Ocupação de apoio à mulheres em situação vulnerável corre risco de reintegração em Porto Alegre
A suspeita é de não tenham resistido ao frio. A quem interessa o povo na rua? A quem interessam os prédios vazios?
Na rua Duque de Caxias, número 380, Centro Histórico de Porto Alegre, se desenrola mais um episódio na história da luta por moradia nas capitais. Desde 25 de novembro de 2016, a Ocupação Mulheres Mirabal, que faz parte do Movimento de Mulheres Olga Benário – movimento nacional em defesa da organização e proteção das mulheres -, acolhe mulheres em situação vulnerável e corre o risco de sofrer reintegração de posse. O imóvel atualmente pertence à Congregação dos Irmãos Salesianos. O prazo final para a desocupação da propriedade é quarta-feira, 23 de maio.
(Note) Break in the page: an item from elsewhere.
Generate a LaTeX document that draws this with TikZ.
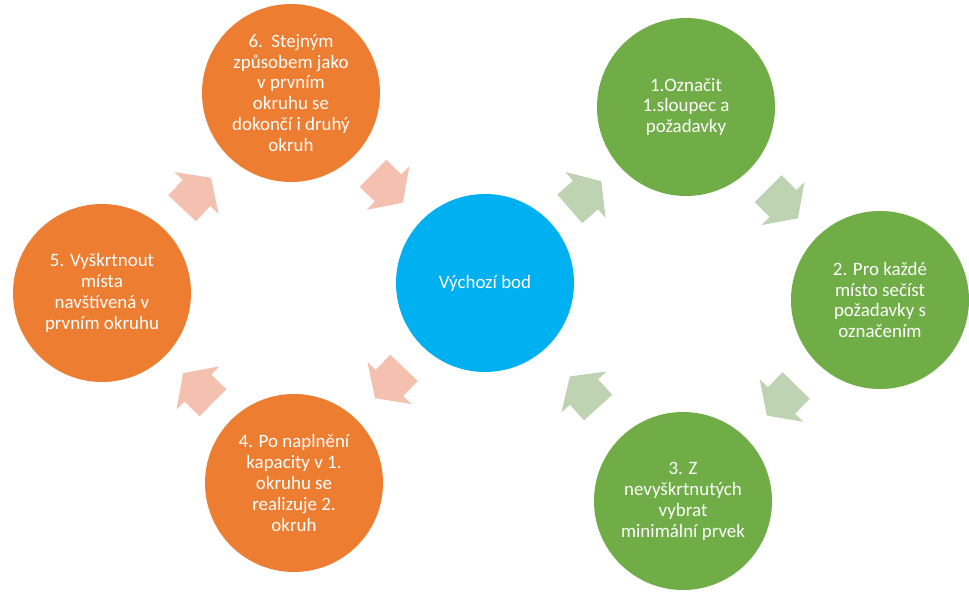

Atualmente, na casa de três andares, vivem seis mulheres e doze crianças, mas o processo de acolhimento é rotativo, conforme as necessidades de cada uma. Muitas vezes a Mirabal é uma casa de passagem. O apoio psicológico é feito pelas apoiadoras, com uma sala própria para o recebimento das novas abrigadas em um dos cômodos do primeiro andar. A ocupação também conta com uma biblioteca e salão de eventos. Segundo a coordenação, em um ano e meio foram acolhidas mais de 70 mulheres e realizados cerca de 200 atendimentos.
Cláudia chegou há um ano e três meses como acolhida após perder a casa em uma reintegração no antigo bairro onde morava e hoje faz parte da coordenação do Movimento Olga Benário. “Quando a gente acolhe as mulheres aqui, não acolhemos só pra dar uma cama, um lugar pra elas dormirem. Nós acolhemos principalmente pra elas se encontrarem quanto mulheres e saber que elas são muito fortes, que somos muito fortes e que temos o direito de ir e vir e merecemos estar em qualquer lugar sem sofrermos nenhum tipo de violência, tanto doméstico quanto psicológica.” E completa “é um trabalho muito necessário, principalmente nesses tempos em que cresce muito a violência contra a mulher, o feminicídio, principalmente contra mulheres negras.”
Para Renata, imigrante portuguesa que chegou ao Brasil vítima do tráfico de mulheres, as alternativas e o apoio oferecido pelo Estado não contempla as necessidades das mulheres. “Estou no processo já tem 5 anos para conseguir ir embora. Sou vítima de violência doméstica e sofri sete tentativas de homicídio por parte do meu ex-companheiro. Violência contra mim e contra meus filhos. Para poder voltar preciso conseguir a autorização pro meu menino mais novo. Só que eles querem procurar o progenitor para dar autorização, e ele sumiu. Eu me pergunto: como o Estado quer uma autorização de um assassino? Agora entrei com um novo processo. Primeiro vão procurar o pai, não vão encontrar e eu não vou saber se dão a autorização ou não. Só que se eu for pra rua, pra onde vou com meus dois filhos?”, declara.
O Movimento Olga Benário informou, via Facebook, que as últimas tentativas de diálogo com a administração do município não obtiveram sucesso.
“Hoje, dia 15/05, participamos de uma reunião convocada pela Comissão de Direitos Humanos da Câmara de Vereadores de Porto Alegre que é presidida atualmente pela comandante Nádia. A convocação oficial da reunião foi realizada no dia 14/05, logo após a visita do Estado à nossa Ocupação a fim de cadastrar as mulheres acolhidas. Na ocasião fomos informadas que os membros do GT de negociação tinham sido convidados também, porém ninguém compareceu. Na reunião, que na verdade, assim como em outros casos de desocupações a exemplo da Lanceiros Negros, foi nada mais que uma FARSA para justificar a ausência do Estado e legitimar a reintegração de posse, foi dito pela comandante Nádia que a diretora Salma Valencio (Departamento de Políticas para as Mulheres do RS e vice-presidente do PMDB MULHER) informou à comissão que o Movimento não estava interessando nos imóveis que foram disponibilizados (2 apartamentos de 1 quarto), justificando assim a possível reintegração de posse e retirando a responsabilidade do Estado de construir políticas públicas para as mulheres. (…)”
No início de maio, o caso do incêndio em um prédio de 24 andares que abrigava cerca de 150 famílias no Largo do Paissandu, São Paulo, reacendeu o debate sobre as ocupações. Na segunda-feira (21), dois moradores de rua foram encontrados mortos, também em São Paulo. A suspeita é de não tenham resistido ao frio. A quem interessa o povo na rua? A quem interessam os prédios vazios?